(Stated problem): Pictures aside, quote the whole listing exactly.

============

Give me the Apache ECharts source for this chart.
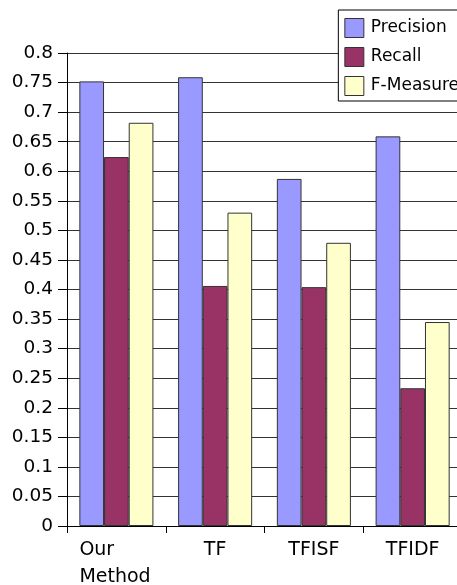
<!DOCTYPE html>
<html>
<head>
<meta charset="utf-8">
<script src="https://cdn.jsdelivr.net/npm/echarts@6/dist/echarts.min.js"></script>
<style>
  html, body { margin: 0; padding: 0; background: #fff; }
  #chart { width: 457px; height: 585px; }
</style>
</head>
<body>
<div id="chart"></div>
<script>
// Methods compared and their scores
const categories = ['Our\nMethod', 'TF', 'TFISF', 'TFIDF'];
const precision = [0.752, 0.759, 0.587, 0.659];
const recall = [0.624, 0.406, 0.404, 0.233];
const fMeasure = [0.682, 0.530, 0.479, 0.345];
const seriesNames = ['Precision', 'Recall', 'F-Measure'];
const seriesColors = ['#9999FF', '#993366', '#FFFFCC'];

const font = 'DejaVu Sans';
const chart = echarts.init(document.getElementById('chart'), null, { renderer: 'canvas' });

const barSeries = [precision, recall, fMeasure].map((values, i) => ({
  name: seriesNames[i],
  type: 'bar',
  data: values,
  barGap: '0%',
  barCategoryGap: '25%',
  itemStyle: { color: seriesColors[i], borderColor: '#333', borderWidth: 1 },
  emphasis: { disabled: true },
  animation: false
}));

chart.setOption({
  backgroundColor: '#fff',
  animation: false,
  grid: { left: 67, right: -5, top: 53, bottom: 59, containLabel: false, outerBoundsMode: 'none' },
  legend: {
    orient: 'vertical',
    right: -14,
    top: 10,
    padding: [8, 12, 5, 6],
    itemWidth: 19,
    itemHeight: 19,
    itemGap: 9,
    icon: 'rect',
    backgroundColor: '#fff',
    borderColor: '#000',
    borderWidth: 1,
    itemStyle: { borderColor: '#333', borderWidth: 1 },
    textStyle: { fontFamily: font, fontSize: 17, color: '#000', padding: [0, 0, 0, 2] },
    data: seriesNames
  },
  xAxis: {
    type: 'category',
    data: categories,
    axisLine: { lineStyle: { color: '#000', width: 1 } },
    axisTick: { show: true, length: 7, inside: false, lineStyle: { color: '#000' } },
    axisLabel: {
      interval: 0,
      margin: 11,
      color: '#000',
      fontFamily: font,
      fontSize: 19,
      lineHeight: 27,
      formatter: (v) => v.indexOf('\n') >= 0
        ? v.split('\n').map(s => '{l|' + s + '}').join('\n')
        : v,
      rich: {
        l: { width: 74, align: 'left', fontFamily: font, fontSize: 19, lineHeight: 27, color: '#000' }
      }
    },
    splitLine: { show: false }
  },
  yAxis: {
    type: 'value',
    min: 0,
    max: 0.8,
    interval: 0.05,
    axisLine: { show: true, lineStyle: { color: '#000', width: 1 } },
    axisTick: { show: true, length: 9, lineStyle: { color: '#000' } },
    axisLabel: {
      margin: 14,
      color: '#000',
      fontFamily: font,
      fontSize: 18.5,
      formatter: (v) => String(parseFloat(v.toFixed(2)))
    },
    splitLine: { show: true, lineStyle: { color: '#333', width: 1 } }
  },
  series: barSeries
});
</script>
</body>
</html>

============

(Final result):
Give me the Apache ECharts source for this chart.
<!DOCTYPE html>
<html>
<head>
<meta charset="utf-8">
<script src="https://cdn.jsdelivr.net/npm/echarts@6/dist/echarts.min.js"></script>
<style>
  html, body { margin: 0; padding: 0; background: #fff; }
  #chart { width: 457px; height: 585px; }
</style>
</head>
<body>
<div id="chart"></div>
<script>
// Methods compared and their scores
const categories = ['Our\nMethod', 'TF', 'TFISF', 'TFIDF'];
const precision = [0.752, 0.759, 0.587, 0.659];
const recall = [0.624, 0.406, 0.404, 0.233];
const fMeasure = [0.682, 0.530, 0.479, 0.345];
const seriesNames = ['Precision', 'Recall', 'F-Measure'];
const seriesColors = ['#9999FF', '#993366', '#FFFFCC'];

const font = 'DejaVu Sans';
const chart = echarts.init(document.getElementById('chart'), null, { renderer: 'canvas' });

const barSeries = [precision, recall, fMeasure].map((values, i) => ({
  name: seriesNames[i],
  type: 'bar',
  data: values,
  barGap: '0%',
  barCategoryGap: '25%',
  itemStyle: { color: seriesColors[i], borderColor: '#333', borderWidth: 1 },
  emphasis: { disabled: true },
  animation: false
}));

chart.setOption({
  backgroundColor: '#fff',
  animation: false,
  grid: { left: 67, right: -5, top: 53, bottom: 59, containLabel: false, outerBoundsMode: 'none' },
  legend: {
    orient: 'vertical',
    right: -14,
    top: 10,
    padding: [8, 12, 5, 6],
    itemWidth: 19,
    itemHeight: 19,
    itemGap: 9,
    icon: 'rect',
    backgroundColor: '#fff',
    borderColor: '#000',
    borderWidth: 1,
    itemStyle: { borderColor: '#333', borderWidth: 1 },
    textStyle: { fontFamily: font, fontSize: 17, color: '#000', padding: [0, 0, 0, 2] },
    data: seriesNames
  },
  xAxis: {
    type: 'category',
    data: categories,
    axisLine: { lineStyle: { color: '#000', width: 1 } },
    axisTick: { show: true, length: 7, inside: false, lineStyle: { color: '#000' } },
    axisLabel: {
      interval: 0,
      margin: 11,
      color: '#000',
      fontFamily: font,
      fontSize: 19,
      lineHeight: 27,
      formatter: (v) => v.indexOf('\n') >= 0
        ? v.split('\n').map(s => '{l|' + s + '}').join('\n')
        : v,
      rich: {
        l: { width: 74, align: 'left', fontFamily: font, fontSize: 19, lineHeight: 27, color: '#000' }
      }
    },
    splitLine: { show: false }
  },
  yAxis: {
    type: 'value',
    min: 0,
    max: 0.8,
    interval: 0.05,
    axisLine: { show: true, lineStyle: { color: '#000', width: 1 } },
    axisTick: { show: true, length: 9, lineStyle: { color: '#000' } },
    axisLabel: {
      margin: 14,
      color: '#000',
      fontFamily: font,
      fontSize: 18.5,
      formatter: (v) => String(parseFloat(v.toFixed(2)))
    },
    splitLine: { show: true, lineStyle: { color: '#333', width: 1 } }
  },
  series: barSeries
});
</script>
</body>
</html>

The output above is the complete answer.